(Code that draws figures)
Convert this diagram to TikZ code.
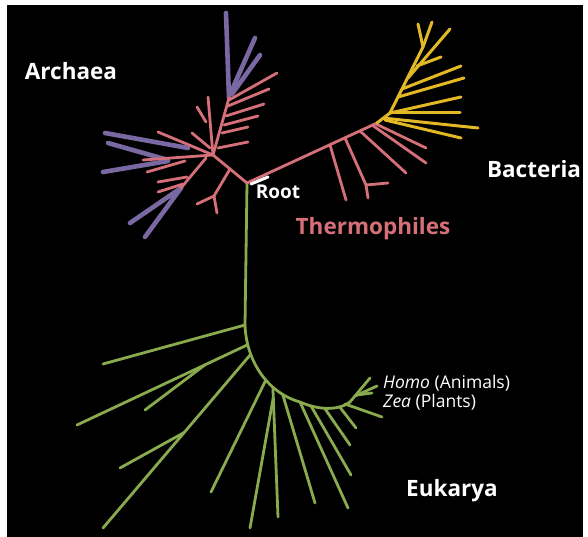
\documentclass[tikz,border=0pt]{standalone}
\usepackage{fontspec}
\setmainfont{Open Sans}
\usetikzlibrary{positioning}

\definecolor{archpurple}{RGB}{122,104,162}
\definecolor{thermopink}{RGB}{214,112,120}
\definecolor{bactyellow}{RGB}{226,184,36}
\definecolor{eukgreen}{RGB}{138,170,78}

\begin{document}
\begin{tikzpicture}[x=1pt,y=-1pt,line cap=round,
  pinkbr/.style={draw=thermopink,line width=2.8pt},
  purplebr/.style={draw=archpurple,line width=4.6pt},
  yellowbr/.style={draw=bactyellow,line width=3pt},
  greenbr/.style={draw=eukgreen,line width=2.8pt},
  domainlbl/.style={text=white,inner sep=0pt,font=\fontsize{22.5}{26}\selectfont\bfseries},
  taxon/.style={text=white,inner sep=0pt,anchor=west,font=\fontsize{17.5}{20}\selectfont}]
\useasboundingbox (0,0) rectangle (588,537);
\fill[white] (0,0) rectangle (588,537);
\fill[black] (7,5) rectangle (583,537);

% branch points
\coordinate (root) at (247,183);
\coordinate (hub) at (213,155);
\coordinate (bj) at (377,123);
\coordinate (ys) at (390,113);
\coordinate (yt) at (423,47);
\coordinate (ua) at (229,98);
\coordinate (al) at (181,188);
\coordinate (ay) at (214,196);
\coordinate (e1) at (245,325);
\coordinate (e5) at (300,402);
\coordinate (e10) at (350,402);
\coordinate (hz) at (370,378);

% Eukarya
\draw[greenbr] (root) -- (e1)
  .. controls (246,358) and (265,392) .. (e5)
  coordinate[pos=0.2] (eb1) coordinate[pos=0.3] (eb2)
  coordinate[pos=0.6] (eb3) coordinate[pos=0.7] (eb4)
  coordinate[pos=0.82] (eb5)
  .. controls (318,410) and (338,411) .. (e10)
  coordinate[pos=0.2] (ec1) coordinate[pos=0.45] (ec2)
  coordinate[pos=0.75] (ec3)
  -- (hz);
\draw[greenbr] (e1) -- (103,364);
\draw[greenbr] (eb1) -- coordinate[pos=0.25] (f1) (77,425);
\draw[greenbr] (f1) -- (145,410);
\draw[greenbr] (eb2) -- coordinate[pos=0.45] (f2) (103,528);
\draw[greenbr] (f2) -- (120,468);
\draw[greenbr] (eb3) -- (211,492);
\draw[greenbr] (eb4) -- coordinate[pos=0.08] (f4) (278,517);
\draw[greenbr] (f4) -- (250,528);
\draw[greenbr] (eb5) -- (315,503);
\draw[greenbr] (e5) -- (348,508);
\draw[greenbr] (ec1) -- (351,475);
\draw[greenbr] (ec2) -- (350,445);
\draw[greenbr] (ec3) -- (356,428);
\draw[greenbr] (355,396) -- (377,386);
\draw[greenbr] (357,395) -- (372,393);
\draw[greenbr] (345,404) -- (382,417);

% Bacteria
\draw[pinkbr] (root) -- (bj);
\draw[pinkbr] (330,145) -- (346,200);
\draw[pinkbr] (345,138) -- (366,185) -- (368,198);
\draw[pinkbr] (366,185) -- (388,183);
\draw[pinkbr] (360,131) -- (406,173);
\draw[pinkbr] (372,125) -- (426,163);
\draw[pinkbr] (376,124) -- (426,148);
\draw[yellowbr] (bj) -- (ys) -- (yt) -- (432,22);
\draw[yellowbr] (yt) -- (418,24);
\draw[yellowbr] (408,78) -- (450,29);
\draw[yellowbr] (417,66) -- (441,57);
\draw[yellowbr] (402,89) -- (461,66);
\draw[yellowbr] (398,97) -- (464,78);
\draw[yellowbr] (ys) -- (461,97);
\draw[yellowbr] (ys) -- (460,113);
\draw[yellowbr] (383,118) -- (478,128);
\draw[yellowbr] (385,120) -- (461,138);

% Archaea
\draw[purplebr] (ua) -- (226,13);
\draw[purplebr] (231,92) -- (255,38);
\draw[purplebr] (232,94) -- (260,55);
\draw[purplebr] (105,133) -- (188,148);
\draw[purplebr] (108,143) -- (168,160);
\draw[purplebr] (103,172) -- (168,161);
\draw[purplebr] (al) -- (130,223);
\draw[purplebr] (al) -- (145,237);
\draw[pinkbr] (root) -- (hub) -- (ua);
\draw[pinkbr] (229,100) -- (277,73);
\draw[pinkbr] (228,106) -- (269,89);
\draw[pinkbr] (226,116) -- (264,104);
\draw[pinkbr] (224,125) -- (258,116);
\draw[pinkbr] (222,133) -- (248,127);
\draw[pinkbr] (218,148) -- (248,142);
\draw[pinkbr] (hub) -- (208,97);
\draw[pinkbr] (206,122) -- (197,107);
\draw[pinkbr] (210,148) -- (192,133);
\draw[pinkbr] (hub) -- (158,132);
\draw[pinkbr] (hub) -- (143,160);
\draw[pinkbr] (185,161) -- (147,172);
\draw[pinkbr] (206,158) -- (al);
\draw[pinkbr] (187,177) -- (158,182);
\draw[pinkbr] (183,184) -- (158,192);
\draw[pinkbr] (230,169) -- (ay) -- (197,204);
\draw[pinkbr] (ay) -- (217,213);
\draw[white,line width=3pt] (251,184) -- (268,177);

% labels
\node[domainlbl] (archaea) at (71,71) {Archaea};
\node[domainlbl] (bacteria) at (534,169) {Bacteria};
\node[domainlbl] (eukarya) at (452,491) {Eukarya};
\node[domainlbl,text=thermopink] (thermo) at (373,229) {Thermophiles};
\node[domainlbl,font=\fontsize{19}{22}\selectfont\bfseries] (rootlbl) at (278,192) {Root};
\node[taxon] (homo) at (383,383) {\textit{Homo} (Animals)};
\node[taxon] (zea) at (383,402) {\textit{Zea} (Plants)};
\end{tikzpicture}
\end{document}
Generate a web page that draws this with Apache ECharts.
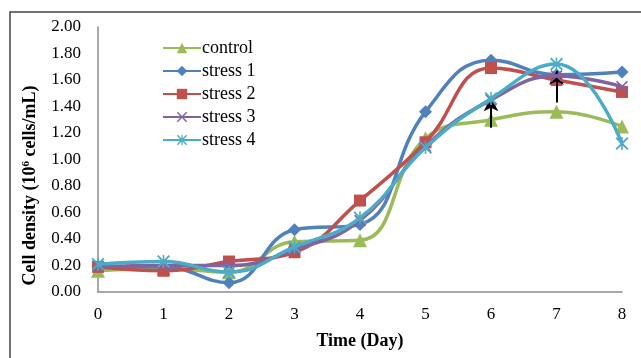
<!DOCTYPE html>
<html><head><meta charset="utf-8">
<script src="https://cdn.jsdelivr.net/npm/echarts@6/dist/echarts.min.js"></script>
<style>html,body{margin:0;padding:0;background:#fff;}#c{width:641px;height:358px;}</style>
</head><body><div id="c"></div>
<script>
const days = [0,1,2,3,4,5,6,7,8];
const seriesNames = ['control','stress 1','stress 2','stress 3','stress 4'];
const control = [0.16,0.18,0.15,0.38,0.39,1.16,1.30,1.36,1.25];
const stress1 = [0.19,0.19,0.07,0.47,0.51,1.36,1.75,1.64,1.66];
const stress2 = [0.19,0.16,0.23,0.30,0.69,1.13,1.69,1.60,1.51];
const stress3 = [0.19,0.20,0.20,0.32,0.54,1.10,1.45,1.63,1.55];
const stress4 = [0.21,0.23,0.15,0.34,0.56,1.09,1.46,1.72,1.12];
const yTicks = [0,0.2,0.4,0.6,0.8,1.0,1.2,1.4,1.6,1.8,2.0];
// arrow annotations: [day, from, to]
const arrows = [[6,1.24,1.47],[7,1.43,1.67]];

const colors = ['#9BBB59','#4F81BD','#C0504D','#8064A2','#4BACC6'];
const symbols = ['triangle','diamond','rect',
  'path://M0,1L1,0L5,4L9,0L10,1L6,5L10,9L9,10L5,6L1,10L0,9L4,5Z',
  'path://M0,1L1,0L5,4L9,0L10,1L6,5L10,9L9,10L5,6L1,10L0,9L4,5ZM4.4,0L5.6,0L5.6,10L4.4,10Z'];
const sizes = [14,13,12,12,13];
const allData = [control,stress1,stress2,stress3,stress4];

const series = allData.map((vals,i)=>({
  name: seriesNames[i], type:'line', smooth:0.45,
  data: days.map((d,j)=>[d,vals[j]]),
  symbol: symbols[i], symbolSize: sizes[i],
  lineStyle:{color:colors[i], width:3.5},
  itemStyle:{color:colors[i]},
  z: 2+i
}));
series.push({
  type:'line', data:[], z:20, silent:true,
  markLine:{
    silent:true, symbol:['none','arrow'], symbolSize:[11,14],
    label:{show:false},
    lineStyle:{color:'#000', width:2, type:'solid'},
    data: arrows.map(a=>[{coord:[a[0],a[1]]},{coord:[a[0],a[2]]}])
  }
});

const chart = echarts.init(document.getElementById('c'));
chart.setOption({
  animation:false,
  textStyle:{fontFamily:'Liberation Serif'},
  graphic:[{type:'rect', shape:{x:10,y:12,width:700,height:400}, style:{fill:'none', stroke:'#444', lineWidth:1.5}, silent:true}],
  grid:{left:98, right:19, top:27, bottom:66},
  legend:{
    orient:'vertical', left:157, top:34, itemWidth:38, itemHeight:13, itemGap:5,
    textStyle:{fontFamily:'Liberation Serif', fontSize:18, color:'#000', padding:[0,0,0,-4]},
    data: seriesNames
  },
  xAxis:{
    type:'value', min:0, max:8, interval:1,
    name:'Time (Day)', nameLocation:'middle', nameGap:40,
    nameTextStyle:{fontFamily:'Liberation Serif', fontWeight:'bold', fontSize:18, color:'#000'},
    axisLine:{lineStyle:{color:'#8c8c8c', width:1.5}},
    axisTick:{show:false}, splitLine:{show:false},
    axisLabel:{fontFamily:'Liberation Serif', fontSize:17, color:'#000', margin:14}
  },
  yAxis:{
    type:'value', min:yTicks[0], max:yTicks[yTicks.length-1], interval:0.2,
    name:'Cell density (10{sup|6} cells/mL)', nameLocation:'middle', nameGap:58, nameRotate:90,
    nameTextStyle:{fontFamily:'Liberation Serif', fontWeight:'bold', fontSize:18, color:'#000', padding:[0,52,0,0],
      rich:{sup:{fontFamily:'Liberation Serif', fontWeight:'bold', fontSize:11, color:'#000', verticalAlign:'top', padding:[0,0,8,0]}}},
    axisLine:{show:true, lineStyle:{color:'#8c8c8c', width:1.5}},
    axisTick:{show:false}, splitLine:{show:false},
    axisLabel:{fontFamily:'Liberation Serif', fontSize:17, color:'#000', margin:17, formatter:v=>v.toFixed(2)}
  },
  series: series
});
</script></body></html>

WHAT NEEDS TO BE DONE: All lines holding the word "this" should be picked out and copied.

TASK RESULT:
Convert this diagram to TikZ code.
Generate a web page that draws this with Apache ECharts.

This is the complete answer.